“Silence never won rights. They are not handed down from above; they are forced by pressures from below.”
—Roger Baldwin, co-founder of the American Civil Liberties Union
Disputes about labor—the length of workdays, time off for illness and rest, and salary—are as old as employment itself. But it wasn’t until the late 19th and early 20th centuries that the labor movement in America gained momentum and power, inching towards policies like eight-hour workdays and minimum wage laws. In 1865, the 13th Amendment abolished slavery and involuntary servitude. And by the early 20th century, strikes had grown increasingly common, and workers banded together to form unions.
Playwright Rebecca Gilman sets her play Soups, Stews, and Casseroles: 1976 in the 1970s, a period when workers made significant progress, but societal changes—feminism, the Civil Rights Movement, technological advances and a shift from family-run businesses to conglomerates— modified the labor landscape. The play centers around the Durst family in fictional Reynolds, Wisconsin, a town whose economic stability relies on Farmstead, a cheese-packing plant. The father, Kim, has worked at Farmstead since he was 18 years old; his plans for further education or career development were foiled by the birth of his daughter, Kelly, now 16. Kim’s wife, Kat, stayed at home to raise Kelly, taking a few shifts at the factory during the Christmas rush each year. Though Kim feels trapped in his job, he appreciates how well the factory owners treat their employees, and he has eked out a middle class lifestyle for Kat, Kelly and himself. Now, however, owners of the factory are selling it to Consolidated Foods, a Chicago-based company. The new management aims to make the factory “lean and mean,” increasing efficiency and profits without regard to how these changes affect workers. Kim, who has spent his career toeing the line, must now decide whether to accept the situation or work to improve it. In the play, Gilman presents an average Midwestern family at a pivotal moment in the 20th century—when changing labor practices could cost them the only livelihood they’ve ever known.

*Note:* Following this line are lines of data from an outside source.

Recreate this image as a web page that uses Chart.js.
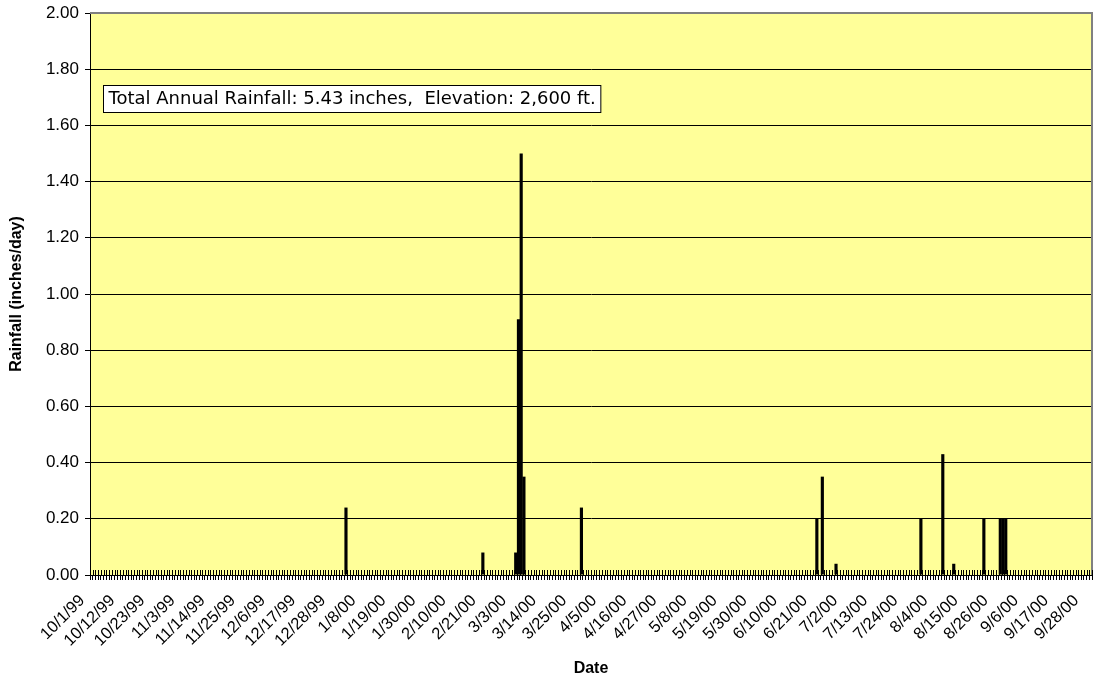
<!DOCTYPE html>
<html><head><meta charset="utf-8">
<script src="https://cdn.jsdelivr.net/npm/chart.js@4/dist/chart.umd.min.js"></script>
<style>html,body{margin:0;padding:0;background:#fff}canvas{display:block}</style>
</head><body>
<canvas id="c" width="1096" height="681"></canvas>
<script>
// Calendar: water year 10/1/99 .. 9/30/00 (daily categories)
const startYear = 1999, startMonth = 10, startDay = 1;
const dayCount = 366;
const labelEvery = 11;

// Rain events (inches/day)
const rainDates  = ['1/2/00','2/21/00','3/4/00','3/5/00','3/6/00','3/7/00','3/28/00',
                    '6/22/00','6/24/00','6/29/00','7/30/00','8/7/00','8/11/00','8/22/00',
                    '8/28/00','8/29/00','8/30/00'];
const rainInches = [0.24, 0.08, 0.08, 0.91, 1.50, 0.35, 0.24,
                    0.20, 0.35, 0.04, 0.20, 0.43, 0.04, 0.20,
                    0.20, 0.20, 0.20];

const yMin = 0, yMax = 2, yStep = 0.2;
const noteText = 'Total Annual Rainfall: 5.43 inches,  Elevation: 2,600 ft.';
const xTitle = 'Date';
const yTitle = 'Rainfall (inches/day)';

// build categories
const categories = [];
for (let i = 0; i < dayCount; i++) {
  const d = new Date(startYear, startMonth - 1, startDay + i);
  categories.push((d.getMonth() + 1) + '/' + d.getDate() + '/' + String(d.getFullYear()).slice(2));
}
const daily = categories.map(c => {
  const k = rainDates.indexOf(c);
  return k >= 0 ? rainInches[k] : 0;
});

const bgPlugin = {
  id: 'bg',
  beforeDraw(chart) {
    const {ctx, chartArea: a} = chart;
    ctx.save();
    ctx.fillStyle = '#FFFF99';
    ctx.fillRect(a.left, a.top, a.right - a.left, a.bottom - a.top);
    ctx.restore();
  },
  afterDatasetsDraw(chart) {
    const {ctx, chartArea: a, scales} = chart;
    const xs = scales.x, ys = scales.y;
    ctx.save();
    // plot border (top/right) grey
    ctx.strokeStyle = '#808080';
    ctx.lineWidth = 2;
    ctx.beginPath();
    ctx.moveTo(a.left, a.top);
    ctx.lineTo(a.right, a.top);
    ctx.lineTo(a.right, a.bottom);
    ctx.stroke();
    // category tick marks crossing above the axis
    ctx.strokeStyle = '#000';
    ctx.lineWidth = 1;
    const w = xs.getPixelForValue(1) - xs.getPixelForValue(0);
    ctx.beginPath();
    for (let i = 0; i <= categories.length; i++) {
      const x = Math.round(xs.getPixelForValue(i) - w / 2) + 0.5;
      ctx.moveTo(x, a.bottom - 5);
      ctx.lineTo(x, a.bottom);
    }
    ctx.stroke();
    // text box
    ctx.font = '18px "DejaVu Sans", Verdana, sans-serif';
    ctx.textBaseline = 'middle';
    ctx.textAlign = 'left';
    const tw = ctx.measureText(noteText).width;
    const bx = Math.round(a.left + 13) + 0.5;
    const cy = ys.getPixelForValue(1.695);
    const bh = 27;
    const by = Math.round(cy - bh / 2) + 0.5;
    ctx.fillStyle = '#fff';
    ctx.fillRect(bx, by, tw + 10, bh);
    ctx.strokeStyle = '#000';
    ctx.strokeRect(bx, by, tw + 10, bh);
    ctx.fillStyle = '#000';
    ctx.fillText(noteText, bx + 5, cy + 1);
    ctx.restore();
  }
};

new Chart(document.getElementById('c'), {
  type: 'bar',
  data: {
    labels: categories,
    datasets: [{
      data: daily,
      backgroundColor: '#000',
      borderWidth: 0,
      categoryPercentage: 1,
      barPercentage: 1.15
    }]
  },
  options: {
    responsive: false,
    devicePixelRatio: 1,
    animation: false,
    layout: { padding: { top: 13, right: 4, left: 0, bottom: 0 } },
    plugins: { legend: { display: false }, tooltip: { enabled: false } },
    scales: {
      x: {
        offset: true,
        grid: { display: true, drawOnChartArea: false, drawTicks: true, tickLength: 5, color: '#000', offset: true },
        border: { color: '#000', width: 1 },
        ticks: {
          autoSkip: false, maxRotation: 45, minRotation: 45, padding: 11, labelOffset: -9,
          color: '#000',
          font: { family: '"Liberation Sans", Arial, sans-serif', size: 16.5 },
          callback: function(v, i) { return i % labelEvery === 0 ? categories[i] : ''; }
        },
        title: { display: true, text: xTitle, color: '#000',
                 font: { family: '"Liberation Sans", Arial, sans-serif', size: 16, weight: 'bold' },
                 padding: { top: 0, bottom: 3 } },
        afterFit(s) { s.height = 106; s.paddingLeft = 0; s.paddingRight = 0; }
      },
      y: {
        min: yMin, max: yMax,
        ticks: { stepSize: yStep, color: '#000', padding: 6,
                 font: { family: '"Liberation Sans", Arial, sans-serif', size: 17 },
                 callback: v => Number(v).toFixed(2) },
        grid: { color: '#000', lineWidth: 1, tickLength: 5 },
        border: { color: '#000', width: 1 },
        title: { display: true, text: yTitle, color: '#000',
                 font: { family: '"Liberation Sans", Arial, sans-serif', size: 16, weight: 'bold' },
                 padding: { top: 7, bottom: 0 } },
        afterFit(s) { s.width = 90; s.paddingTop = 0; s.paddingBottom = 0; }
      }
    }
  },
  plugins: [bgPlugin]
});
</script>
</body></html>
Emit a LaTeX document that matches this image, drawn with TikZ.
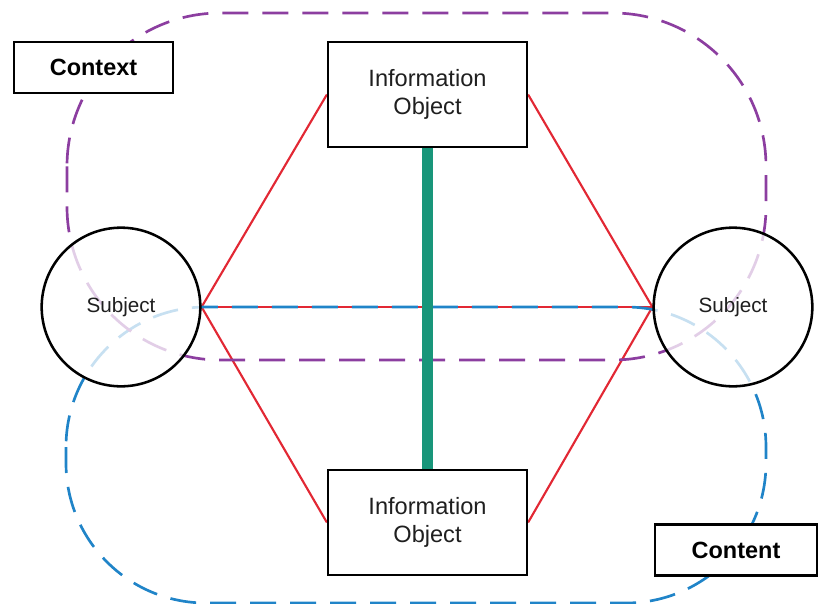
\documentclass[tikz,border=0pt]{standalone}
\usepackage{fontspec}
\setmainfont{Liberation Sans}
\definecolor{ctxpurple}{RGB}{140,62,160}
\definecolor{cntblue}{RGB}{32,132,200}
\definecolor{relred}{RGB}{226,40,52}
\definecolor{linkgreen}{RGB}{24,150,122}
\pgfdeclarelayer{bg}
\pgfsetlayers{bg,main}
\begin{document}
\begin{tikzpicture}[x=0.75pt,y=-0.75pt,
  infobox/.style={draw=black, fill=white, line width=1.9pt, minimum width=149pt, minimum height=79pt, align=center, font=\fontsize{17.7}{21}\selectfont, text=black!88, inner sep=0pt},
  tagbox/.style={draw=black, fill=white, line width=1.9pt, minimum height=38.5pt, font=\bfseries\fontsize{17.6}{21}\selectfont, text=black, inner sep=0pt},
  subj/.style={circle, draw=black, line width=1.9pt, fill=white, fill opacity=0.75, text opacity=1, minimum size=119pt, inner sep=0pt, font=\fontsize{15.5}{18}\selectfont, text=black!88},
  region/.style={dash pattern=on 19.5pt off 10.5pt, line width=2pt},
  rel/.style={draw=relred, line width=1.6pt},
  link/.style={draw=linkgreen, line width=8.25pt}
]
\useasboundingbox (0,0) rectangle (819,604);

% nodes
\node[infobox] (io1) at (427.5,94.5) {Information\\Object};
\node[infobox] (io2) at (427.5,522.5) {Information\\Object};
\node[subj] (s1) at (121,307) {Subject};
\node[subj] (s2) at (733,307) {Subject};
\node[tagbox, minimum width=119pt] (ctx) at (93.5,67.5) {Context};
\node[tagbox, minimum width=121.5pt] (cnt) at (736,550) {Content};

\begin{pgfonlayer}{bg}
  % relations
  \draw[rel] (s1.east) -- (io1.west);
  \draw[rel] (s1.east) -- (io2.west);
  \draw[rel] (s2.west) -- (io1.east);
  \draw[rel] (s2.west) -- (io2.east);
  \draw[rel] (s1.east) -- (s2.west);
  % regions
  \draw[region, cntblue, rounded corners=105pt] (66,307) rectangle (766,603);
  \draw[region, ctxpurple, rounded corners=115pt] (67,13) rectangle (766,360);
  % link between information objects
  \draw[link] (io1.south) -- (io2.north);
\end{pgfonlayer}
\end{tikzpicture}
\end{document}
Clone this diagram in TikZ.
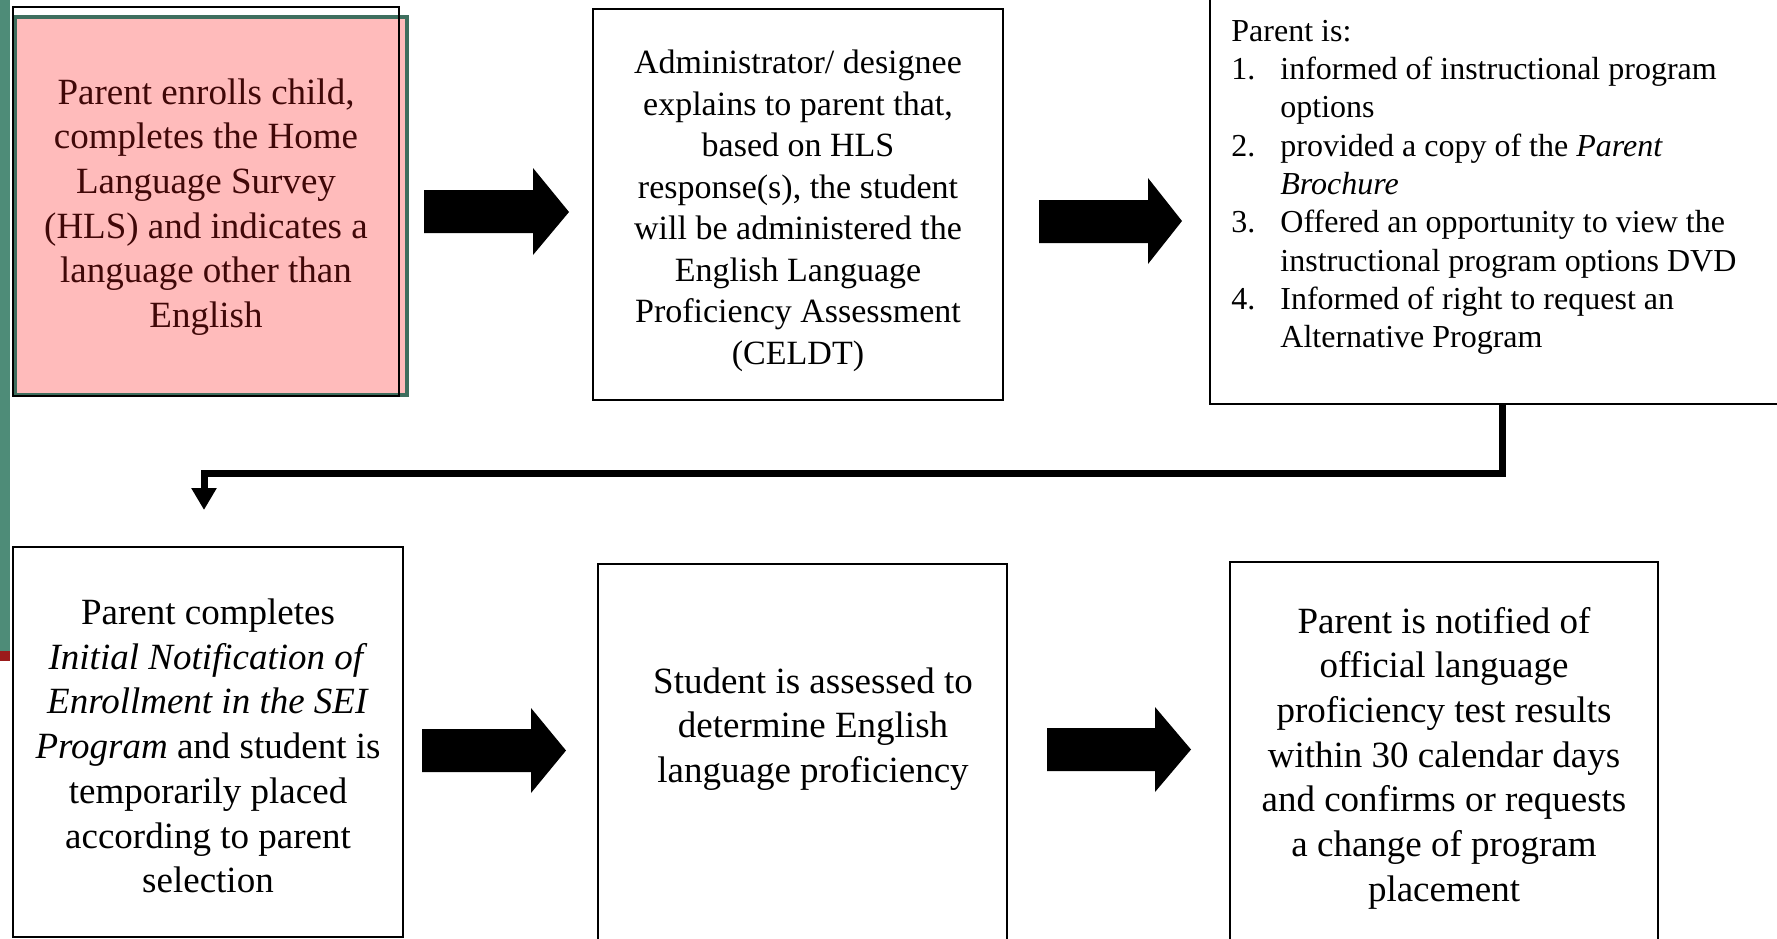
\documentclass[tikz,border=0pt]{standalone}
\usepackage{fontspec}
\setmainfont{Liberation Serif}
\usetikzlibrary{arrows.meta}

\definecolor{barGreen}{RGB}{78,140,120}
\definecolor{edgeGreen}{RGB}{62,110,94}
\definecolor{barRed}{RGB}{155,27,27}
\definecolor{enrollPink}{RGB}{255,187,187}
\definecolor{enrollText}{RGB}{64,8,8}

\tikzset{
  stepbox/.style={draw=black, line width=0.75pt, fill=white, inner sep=0pt},
  steptext/.style={align=center, inner sep=0pt},
  bigtext/.style={font=\fontsize{18.5pt}{22.35pt}\selectfont},
  blockarrow/.style={fill=black},
  flow/.style={line width=3.5pt, -{Triangle[width=12pt,length=11pt]}}
}

\begin{document}
\begin{tikzpicture}[x=0.5pt, y=-0.5pt]
  \useasboundingbox (0,0) rectangle (1777,938);
  \clip (0,0) rectangle (1777,938);
  \fill[white] (0,0) rectangle (1777,938);
  % slide edge
  \fill[barGreen] (0,0) rectangle (10,651);
  \fill[barRed] (0,651) rectangle (10,661);

  % top row
  \node[stepbox, fill=enrollPink, draw=edgeGreen, line width=2pt,
        minimum width=196pt, minimum height=189pt] (enroll) at (211,206) {};
  \draw[black, line width=0.75pt] (13,7) rectangle (399,396);
  \node[steptext, bigtext, text=enrollText] (enrolltext) at (206,207)
    {Parent enrolls child,\\ completes the Home\\ Language Survey\\ (HLS) and indicates a\\ language other than\\ English};

  \node[stepbox, minimum width=205pt, minimum height=195.5pt] (explain) at (798,204.5) {};
  \node[steptext, font=\fontsize{17pt}{20.75pt}\selectfont] (explaintext) at (798,211)
    {Administrator/ designee\\ explains to parent that,\\ based on HLS\\ response(s), the student\\ will be administered the\\ English Language\\ Proficiency Assessment\\ (CELDT)};

  \node[stepbox, minimum width=290pt, minimum height=207pt] (inform) at (1500,197) {};
  \node[anchor=north west, inner sep=0pt, font=\fontsize{16pt}{19.15pt}\selectfont] (informlist) at (1231,14)
    {\begin{tabular}{@{}p{24.5pt}@{}l@{}}
      \multicolumn{2}{@{}l@{}}{Parent is:}\\
      1. & informed of instructional program\\
         & options\\
      2. & provided a copy of the \textit{Parent}\\
         & \textit{Brochure}\\
      3. & Offered an opportunity to view the\\
         & instructional program options DVD\\
      4. & Informed of right to request an\\
         & Alternative Program
    \end{tabular}};

  \fill[blockarrow] (424,190) -- (533,190) -- (533,168) -- (569,212) -- (533,255) -- (533,233) -- (424,233) -- cycle;
  \fill[blockarrow] (1039,200) -- (1148,200) -- (1148,178) -- (1182,221) -- (1148,264) -- (1148,243) -- (1039,243) -- cycle;

  % turn to second row
  \coordinate (bend) at (1502,473);
  \coordinate (drop) at (204,510);
  \draw[flow] (bend |- inform.south) -- (bend) -| (drop);

  % bottom row
  \node[stepbox, minimum width=195pt, minimum height=195pt] (complete) at (208,742) {};
  \node[steptext, bigtext] (completetext) at (208,746)
    {Parent completes\\ \textit{Initial Notification of}\\ \textit{Enrollment in the SEI}\\ \textit{Program} and student is\\ temporarily placed\\ according to parent\\ selection};

  \node[stepbox, minimum width=204.5pt, minimum height=198pt] (assess) at (802.5,762) {};
  \node[steptext, bigtext] (assesstext) at (813,729)
    {Student is assessed to\\ determine English\\ language proficiency};

  \node[stepbox, minimum width=214pt, minimum height=199pt] (notify) at (1444,761) {};
  \node[steptext, bigtext] (notifytext) at (1444,758)
    {Parent is notified of\\ official language\\ proficiency test results\\ within 30 calendar days\\ and confirms or requests\\ a change of program\\ placement};

  \fill[blockarrow] (422,729) -- (531,729) -- (531,708) -- (566,750.5) -- (531,793) -- (531,772) -- (422,772) -- cycle;
  \fill[blockarrow] (1047,728) -- (1155,728) -- (1155,707) -- (1191,749.5) -- (1155,792) -- (1155,771) -- (1047,771) -- cycle;
\end{tikzpicture}
\end{document}
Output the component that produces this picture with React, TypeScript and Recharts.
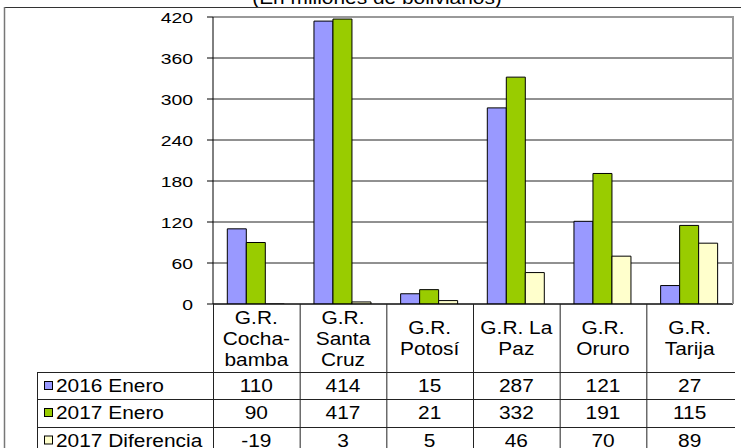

Kim earns his living packing and shipping cheeses for national distribution; his occupation would have been unheard of a century earlier, when people mostly consumed minimally processed food from their immediate area. But early in the 20th century, entrepreneurs discovered there was money to be made in processing, mass-producing and distributing food products widely. By 1976, “big food” had replaced the old system, with corporations becoming ever more gargantuan as they bought and revamped smaller companies, often laying off workers or lowering their wages. Consumers, meanwhile, developed a taste for the food products that adorned grocery shelves, developing loyalties to brands like Kraft and General Mills that offered increasingly easy meal solutions, and shifted the American diet to rely on processed grains and sugars. (“So that’s us—processed corn, walking,” notes food writer Michael Pollan in his book The Omnivore’s Dilemma.) In Soups, Stews, and Casseroles: 1976, the local factory, Farmstead, stands to lose its homemade flavor as big business swallows it whole—but perhaps more importantly, its employees stand to lose their jobs. Meanwhile, the women in the play are creating a recipe book which they plan to sell at an upcoming local festival. This book, entitled Soups, Stews and Casseroles: 1976, contains the lovingly tested ingredients and procedures for creating homemade food—a stark contrast to the automated packaging and profit-driven processes that dominate America’s foodscape.
In the play, Consolidated Foods, Inc. is a conglomeration that buys smaller companies and increases their productivity and profits. Although fictional, Consolidated Foods resembles real “big food” companies, which frequently own multiple brands, controlling the working conditions and wages of millions of people, as well as the ways that food is harvested, processed and packaged worldwide. Nestlé, for example, owns over 2,000 brands that bring in annual revenue of over $100 billion. Nestlé began in 1867 by selling only one product: an infant formula consisting of dried milk, wheat flour and sugar which its developer, Henri Nestlé, hoped would curb the high rate of infant mortality. By 1904, the company also produced milk chocolate, and in 1905 Nestlé merged with Anglo-Swiss, a condensed milk business. Growing steadily over the 20th century, Nestlé slowly diversified, expanding into ice cream and other frozen foods as home freezers grew in popularity. In the 1970s, Nestlé acquired frozen food giant Stouffer’s and canned foods producer Libby, McNeill & Libby, and became a minority shareholder in L’Oréal, which represented its first non-food business venture. In the 1980s and ‘90s, it expanded to include such varied brands as Carnation, Friskies, Perrier and Purina, and in 2006 purchased weight management company Jenny Craig. Nestlé now reigns as one of the largest food companies in the world, bearing little resemblance to the small business that sold a product designed to help infants survive their first year of life.
In Soups, Stews, and Casseroles: 1976, Gilman allows us to glimpse the human impact of the actions of “big food” companies as they revamp workplaces and vie for ever-growing profits. Centered on ordinary people in a small town, this quintessentially American play explores how one family reacts to the ongoing changes in their working lives, their food supply and their nation.